FOCUS HERE: By chancing it and testing your skills, in the event of an emergency, YOU are pulling those people into a dangerous situation.
As Base said: "the last think I want to do is to call the rescue"
With a little bit more of practice, I will be at the level to deal with four thousand meter in the west. Maybe the Denali. For me, it is a training to higher mountain. Why do I train? To be able to be as safe as any one else climber can be.
"Always be prepared to make your own assessment of travel and weather conditions." Means that you can adapt to any situation...not just when you, as a whole, decide that it is a good day or a bad day, but any time.
In an other post, a guy wanted to hicked the Mt Washington...Dman tod him to do so because he was in the navy. I asked him if he climbed in a tent in cold weather and to find a place when he can train to do it...like harvard cabin, before attempting the traverse. I did a kind of traverse before, climb damnation in solo, hike to the summit, went down by the south in direction of jackson, get out of the protect watershed, and have the most wonderfull night in my bivy.. and star all over the place. The next morning, I wake up, take my pack sack and hike down. As I turned a corner, I was struck by a wind of 80 miles per hours and more. I wasn't able to stay in my feet and have to crawl for three hours a trail of twenty minutes. Even if I call some one, nobody can reach me that day.

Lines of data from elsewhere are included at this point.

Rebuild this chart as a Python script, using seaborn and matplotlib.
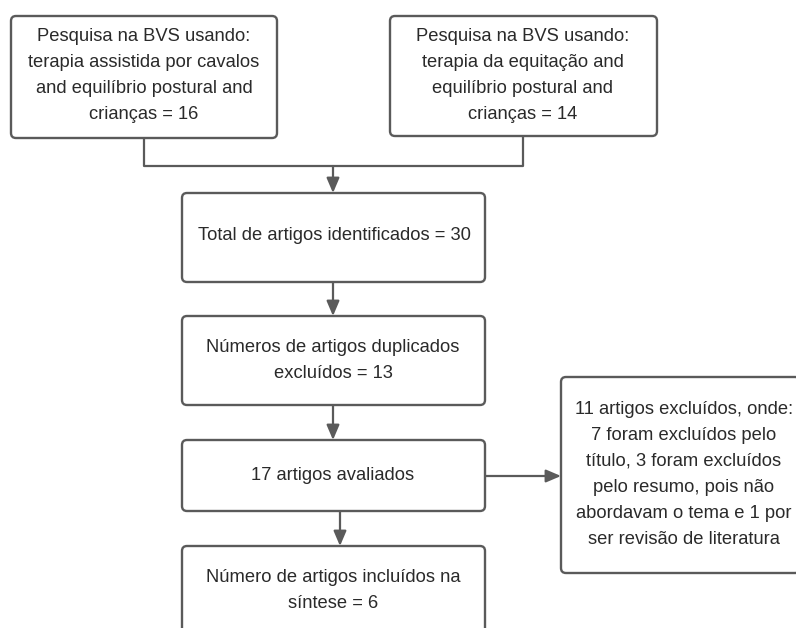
import matplotlib
matplotlib.use('Agg')
import matplotlib.pyplot as plt
from matplotlib.patches import FancyBboxPatch
import seaborn as sns

sns.set_theme(style='white')
plt.rcParams['font.family'] = ['Liberation Sans', 'DejaVu Sans']

# textos de cada caixa do fluxograma
busca_cavalos = ['Pesquisa na BVS usando:', 'terapia assistida por cavalos',
                 'and equilíbrio postural and', 'crianças = 16']
busca_equitacao = ['Pesquisa na BVS usando:', 'terapia da equitação and',
                   'equilíbrio postural and', 'crianças = 14']
total_ident = ['Total de artigos identificados = 30']
duplicados = ['Números de artigos duplicados', 'excluídos = 13']
avaliados = ['17 artigos avaliados']
excluidos = ['11 artigos excluídos, onde:', '7 foram excluídos pelo',
             'título, 3 foram excluídos', 'pelo resumo, pois não',
             'abordavam o tema e 1 por', 'ser revisão de literatura']
incluidos = ['Número de artigos incluídos na', 'síntese = 6']

LINE = '#5a5a5a'
TXT = '#2a2a2a'
LH = 26  # altura de linha (px)

fig = plt.figure(figsize=(7.96, 6.28), dpi=100)
ax = fig.add_axes([0, 0, 1, 1])
ax.set_xlim(0, 796)
ax.set_ylim(628, 0)
ax.axis('off')

# (x0, y0, x1, y1, centro x, centro y do texto)
caixas = [
    (11, 16, 277, 138, 144, 75.5, busca_cavalos),
    (390, 16, 657, 136, 523, 75.5, busca_equitacao),
    (182, 193, 485, 282, 334, 236, total_ident),
    (182, 316, 485, 405, 333, 360.5, duplicados),
    (182, 440, 485, 511, 333, 476, avaliados),
    (182, 546, 485, 660, 333, 591, incluidos),
    (561, 377, 800, 573, 684, 474, excluidos),
]

for x0, y0, x1, y1, cx, cy, linhas in caixas:
    ax.add_patch(FancyBboxPatch((x0, y0), x1 - x0, y1 - y0,
                                boxstyle='round,pad=0,rounding_size=5',
                                fc='white', ec=LINE, lw=1.7, zorder=2))
    n = len(linhas)
    for i, t in enumerate(linhas):
        y = cy + (i - (n - 1) / 2) * LH
        ax.text(cx, y, t, ha='center', va='center', fontsize=13.2,
                color=TXT, zorder=3)

def seta(x0, y0, x1, y1):
    ax.annotate('', xy=(x1, y1), xytext=(x0, y0),
                arrowprops=dict(arrowstyle='-|>,head_length=0.75,head_width=0.32',
                                color=LINE, lw=1.6, shrinkA=0, shrinkB=0),
                zorder=1)

# conector das duas buscas
ax.plot([144, 144, 523, 523], [138, 166, 166, 136], color=LINE, lw=1.6,
        solid_joinstyle='round', zorder=1)
seta(333, 166, 333, 193)
seta(333, 282, 333, 316)
seta(333, 405, 333, 440)
seta(340, 511, 340, 546)
seta(485, 476, 561, 476)

fig.savefig('out.png', dpi=100)
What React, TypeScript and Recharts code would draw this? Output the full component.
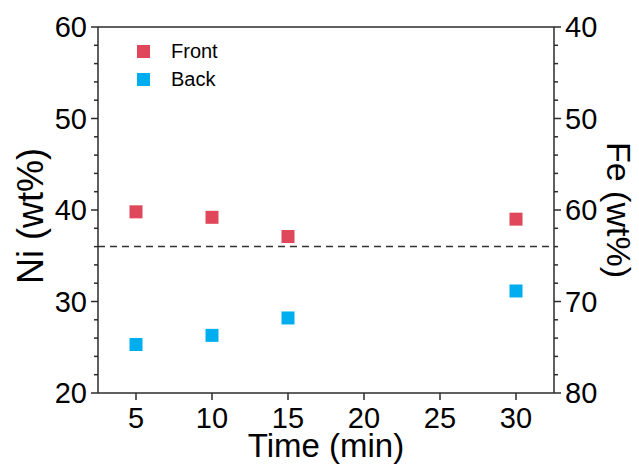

But I was prepared because I went in the mountain before to train on similar weather, althought less intense.
Between training in many places and reading a awardness board...I will say train because you will: ""Always be prepared to make your own assessment of travel and weather conditions." And if you train a lot, the last think that you are going to do is to call the rescue because it means that you are wrong, still better than dead.